*Required task:* Beginning with the first line, set down every line through the one containing "-4.4, -3.9, 4.0]", exactly as it appears, but not the pictures.

*Provided data:*
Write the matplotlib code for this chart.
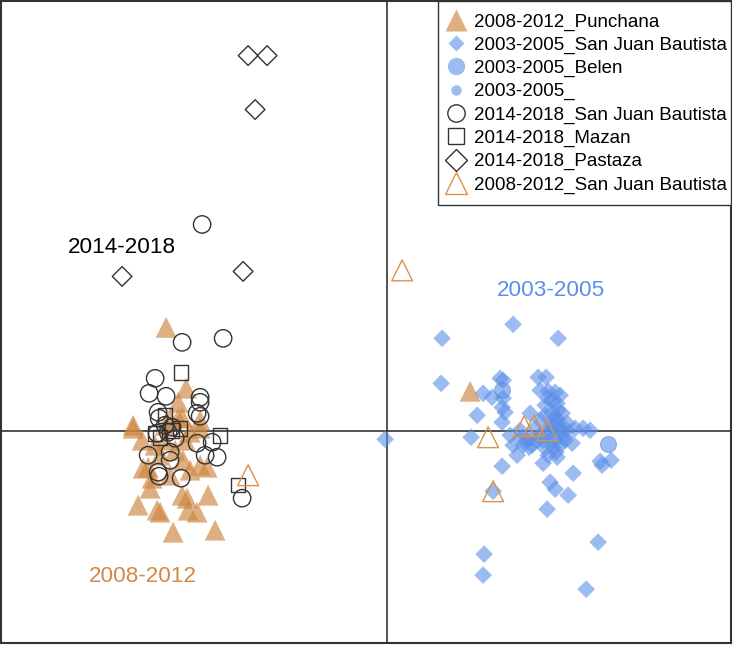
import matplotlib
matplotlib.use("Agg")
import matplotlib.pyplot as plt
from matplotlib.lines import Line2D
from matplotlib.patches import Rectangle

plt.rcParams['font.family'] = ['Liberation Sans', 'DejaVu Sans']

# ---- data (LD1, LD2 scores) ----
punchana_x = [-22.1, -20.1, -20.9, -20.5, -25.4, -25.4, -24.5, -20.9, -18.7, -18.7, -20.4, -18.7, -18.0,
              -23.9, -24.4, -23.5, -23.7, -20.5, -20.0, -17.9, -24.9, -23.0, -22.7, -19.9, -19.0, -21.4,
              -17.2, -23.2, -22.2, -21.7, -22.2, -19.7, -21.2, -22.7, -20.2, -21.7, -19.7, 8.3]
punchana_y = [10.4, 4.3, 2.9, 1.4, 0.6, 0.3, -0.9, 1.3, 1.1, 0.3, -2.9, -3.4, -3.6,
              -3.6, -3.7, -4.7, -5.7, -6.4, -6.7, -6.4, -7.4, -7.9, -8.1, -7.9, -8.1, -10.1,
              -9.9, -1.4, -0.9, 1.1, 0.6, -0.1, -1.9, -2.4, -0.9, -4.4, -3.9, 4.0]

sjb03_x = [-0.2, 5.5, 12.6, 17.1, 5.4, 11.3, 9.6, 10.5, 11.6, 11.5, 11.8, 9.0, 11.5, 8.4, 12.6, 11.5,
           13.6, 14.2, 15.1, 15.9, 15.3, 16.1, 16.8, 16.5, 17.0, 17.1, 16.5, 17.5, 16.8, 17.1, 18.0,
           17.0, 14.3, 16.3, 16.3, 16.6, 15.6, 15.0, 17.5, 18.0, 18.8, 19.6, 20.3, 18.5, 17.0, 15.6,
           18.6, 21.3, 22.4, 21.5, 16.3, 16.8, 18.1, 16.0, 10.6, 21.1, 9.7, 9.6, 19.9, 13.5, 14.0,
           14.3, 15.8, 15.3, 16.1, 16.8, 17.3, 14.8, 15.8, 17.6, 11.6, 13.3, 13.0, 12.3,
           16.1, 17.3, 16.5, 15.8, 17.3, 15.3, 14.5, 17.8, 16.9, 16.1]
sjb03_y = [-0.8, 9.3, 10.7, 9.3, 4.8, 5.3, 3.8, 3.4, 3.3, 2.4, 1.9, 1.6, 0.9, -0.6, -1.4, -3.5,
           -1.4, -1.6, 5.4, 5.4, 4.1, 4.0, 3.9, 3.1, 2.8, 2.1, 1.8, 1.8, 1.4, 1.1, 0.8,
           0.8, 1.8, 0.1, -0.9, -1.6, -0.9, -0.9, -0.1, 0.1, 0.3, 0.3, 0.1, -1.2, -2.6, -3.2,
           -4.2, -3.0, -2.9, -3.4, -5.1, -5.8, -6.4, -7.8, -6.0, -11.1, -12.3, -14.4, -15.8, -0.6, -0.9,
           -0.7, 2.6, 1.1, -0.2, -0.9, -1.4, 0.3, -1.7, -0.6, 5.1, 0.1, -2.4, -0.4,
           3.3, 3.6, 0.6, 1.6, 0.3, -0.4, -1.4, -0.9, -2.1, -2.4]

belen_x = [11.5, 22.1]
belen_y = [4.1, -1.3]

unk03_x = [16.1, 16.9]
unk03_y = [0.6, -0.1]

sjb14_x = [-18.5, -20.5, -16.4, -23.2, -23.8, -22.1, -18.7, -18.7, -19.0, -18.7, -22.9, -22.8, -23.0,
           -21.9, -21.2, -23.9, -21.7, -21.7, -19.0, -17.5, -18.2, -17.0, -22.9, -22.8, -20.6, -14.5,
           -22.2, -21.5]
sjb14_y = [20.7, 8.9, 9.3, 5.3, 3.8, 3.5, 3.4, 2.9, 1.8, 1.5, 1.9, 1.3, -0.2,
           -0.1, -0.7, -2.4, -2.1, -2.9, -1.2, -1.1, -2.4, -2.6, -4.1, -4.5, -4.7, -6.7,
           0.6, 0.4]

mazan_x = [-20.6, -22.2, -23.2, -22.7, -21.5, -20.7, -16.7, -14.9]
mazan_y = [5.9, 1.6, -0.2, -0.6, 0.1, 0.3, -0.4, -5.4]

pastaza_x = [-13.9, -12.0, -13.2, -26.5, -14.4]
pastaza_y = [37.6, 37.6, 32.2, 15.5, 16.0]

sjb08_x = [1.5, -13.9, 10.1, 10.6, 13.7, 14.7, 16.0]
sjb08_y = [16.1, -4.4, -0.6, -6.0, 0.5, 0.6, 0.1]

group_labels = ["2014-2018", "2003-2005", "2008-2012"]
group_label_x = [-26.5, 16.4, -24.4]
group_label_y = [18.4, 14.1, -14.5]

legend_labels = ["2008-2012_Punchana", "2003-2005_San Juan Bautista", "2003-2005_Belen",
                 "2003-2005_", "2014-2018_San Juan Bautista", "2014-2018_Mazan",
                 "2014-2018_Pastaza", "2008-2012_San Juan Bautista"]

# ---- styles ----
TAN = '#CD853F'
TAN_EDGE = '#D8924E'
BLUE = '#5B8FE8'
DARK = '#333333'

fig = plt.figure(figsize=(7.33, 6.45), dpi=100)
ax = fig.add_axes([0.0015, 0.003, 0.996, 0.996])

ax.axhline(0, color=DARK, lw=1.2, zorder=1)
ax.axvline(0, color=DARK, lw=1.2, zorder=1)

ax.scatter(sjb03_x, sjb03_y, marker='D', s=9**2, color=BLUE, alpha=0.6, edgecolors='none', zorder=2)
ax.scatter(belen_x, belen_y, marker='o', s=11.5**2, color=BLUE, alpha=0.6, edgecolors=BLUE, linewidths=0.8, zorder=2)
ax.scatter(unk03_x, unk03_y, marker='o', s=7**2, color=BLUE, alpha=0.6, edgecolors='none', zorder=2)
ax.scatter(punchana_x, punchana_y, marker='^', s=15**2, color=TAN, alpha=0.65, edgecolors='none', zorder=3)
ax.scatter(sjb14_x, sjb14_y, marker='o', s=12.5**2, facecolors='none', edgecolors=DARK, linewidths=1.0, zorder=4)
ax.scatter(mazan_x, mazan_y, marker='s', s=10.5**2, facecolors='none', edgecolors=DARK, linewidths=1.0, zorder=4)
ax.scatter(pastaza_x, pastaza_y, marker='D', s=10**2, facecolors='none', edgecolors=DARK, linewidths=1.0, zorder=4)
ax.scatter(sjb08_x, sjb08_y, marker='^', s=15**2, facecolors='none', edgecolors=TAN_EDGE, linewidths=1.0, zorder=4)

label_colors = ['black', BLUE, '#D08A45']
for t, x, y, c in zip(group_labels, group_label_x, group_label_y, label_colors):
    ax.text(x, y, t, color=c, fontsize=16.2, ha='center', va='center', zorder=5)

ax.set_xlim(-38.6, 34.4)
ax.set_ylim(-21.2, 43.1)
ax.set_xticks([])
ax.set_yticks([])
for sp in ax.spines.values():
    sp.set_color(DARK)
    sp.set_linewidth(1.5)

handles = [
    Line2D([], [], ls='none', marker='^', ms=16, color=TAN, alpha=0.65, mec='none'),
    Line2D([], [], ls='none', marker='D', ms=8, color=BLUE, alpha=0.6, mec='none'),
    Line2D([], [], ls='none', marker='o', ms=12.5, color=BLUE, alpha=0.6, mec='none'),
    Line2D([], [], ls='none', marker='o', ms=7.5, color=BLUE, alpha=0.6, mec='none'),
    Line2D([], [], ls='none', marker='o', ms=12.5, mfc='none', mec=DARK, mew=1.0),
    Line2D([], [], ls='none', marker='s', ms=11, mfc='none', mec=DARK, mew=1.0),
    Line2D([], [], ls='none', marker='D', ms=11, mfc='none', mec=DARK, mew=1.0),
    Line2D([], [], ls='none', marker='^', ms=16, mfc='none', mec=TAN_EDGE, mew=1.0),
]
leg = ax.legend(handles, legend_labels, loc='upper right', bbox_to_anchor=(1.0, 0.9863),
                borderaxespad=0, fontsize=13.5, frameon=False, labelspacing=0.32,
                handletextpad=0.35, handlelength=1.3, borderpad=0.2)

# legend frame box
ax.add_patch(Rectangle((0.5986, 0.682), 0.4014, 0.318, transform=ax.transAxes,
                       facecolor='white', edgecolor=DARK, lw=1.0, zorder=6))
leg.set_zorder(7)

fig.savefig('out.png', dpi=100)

*The reply:*
Write the matplotlib code for this chart.
import matplotlib
matplotlib.use("Agg")
import matplotlib.pyplot as plt
from matplotlib.lines import Line2D
from matplotlib.patches import Rectangle

plt.rcParams['font.family'] = ['Liberation Sans', 'DejaVu Sans']

# ---- data (LD1, LD2 scores) ----
punchana_x = [-22.1, -20.1, -20.9, -20.5, -25.4, -25.4, -24.5, -20.9, -18.7, -18.7, -20.4, -18.7, -18.0,
              -23.9, -24.4, -23.5, -23.7, -20.5, -20.0, -17.9, -24.9, -23.0, -22.7, -19.9, -19.0, -21.4,
              -17.2, -23.2, -22.2, -21.7, -22.2, -19.7, -21.2, -22.7, -20.2, -21.7, -19.7, 8.3]
punchana_y = [10.4, 4.3, 2.9, 1.4, 0.6, 0.3, -0.9, 1.3, 1.1, 0.3, -2.9, -3.4, -3.6,
              -3.6, -3.7, -4.7, -5.7, -6.4, -6.7, -6.4, -7.4, -7.9, -8.1, -7.9, -8.1, -10.1,
              -9.9, -1.4, -0.9, 1.1, 0.6, -0.1, -1.9, -2.4, -0.9, -4.4, -3.9, 4.0]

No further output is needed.